6. Richard North Patterson
The Lasko Tangent
A former assistant attorney general for Ohio and high-ranking lawyer, North Patterson won the Edgar Allan Poe Award for best debut mystery in 1980 with The Lasko Tangent – a corporate crime thriller. He quit law in 1993 to write full time and the bestsellers kept coming, including No Safe Place, Eyes of a Child, and Dark Lady. His latest release is Eclipse.
7. Wallace Stevens
The Auroras of Autumn
This American modernist poet paid the bills by working as a lawyer for an insurance company in Hartford, Connecticut, but he’ll be remembered for his poetry. His debut book of poems was called Harmonium and included memorable poems such as Thirteen Ways Of Looking At A Blackbird. Did the legal to-ing and fro-ing of the insurance world inspire his poetry? Probably not.
8. John Buchan
The Thirty-Nine Steps
Buchan, also known as Baron Tweedsmuir of Elsfield when sitting in the House of Lords, began his working life in law but quickly switched to politics. In his autobiography, Memory Hold-the-Door, he reveals law failed to inspire him in the least.
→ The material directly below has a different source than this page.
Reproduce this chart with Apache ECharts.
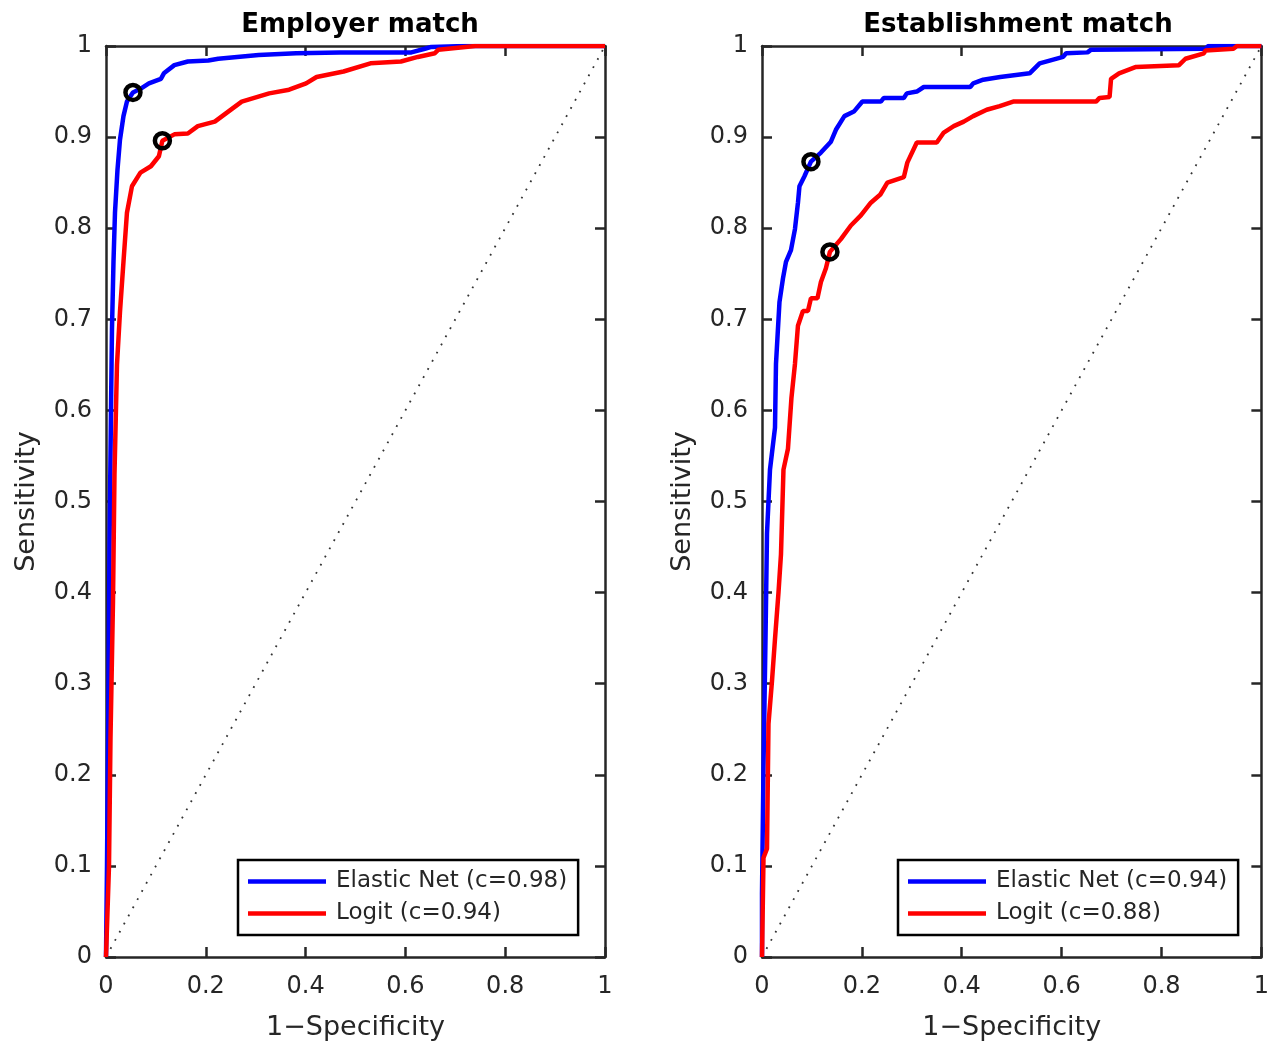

Buchan, who also served as Governor General of Canada, is best known for the classic adventure tale, The Thirty-Nine Steps, but he was a prolific writer over the years.
9. Louis Auchincloss
Portrait in Brownstone
Famous for family sagas like The House of Five Talents, Portrait in Brownstone, and East Side Story, Auchincloss worked as a lawyer for many years. He has also written short story collections and much non-fiction, including Pioneers and Caretakers: A Study of Nine American Women Novelists (1965), Edith Wharton: A Woman in Her Time (1972) and Reading Henry James (1975).
10. Henry Fielding
The History of Tom Jones
The author of Tom Jones, one of literature’s great comic novels published in 1749, was also an influential magistrate in 18th century London and one of the founders of the Bow Street Runners – the city’s first professional police force. He also campaigned for judicial reform and for the improvement of conditions in Britain’s woeful prisons.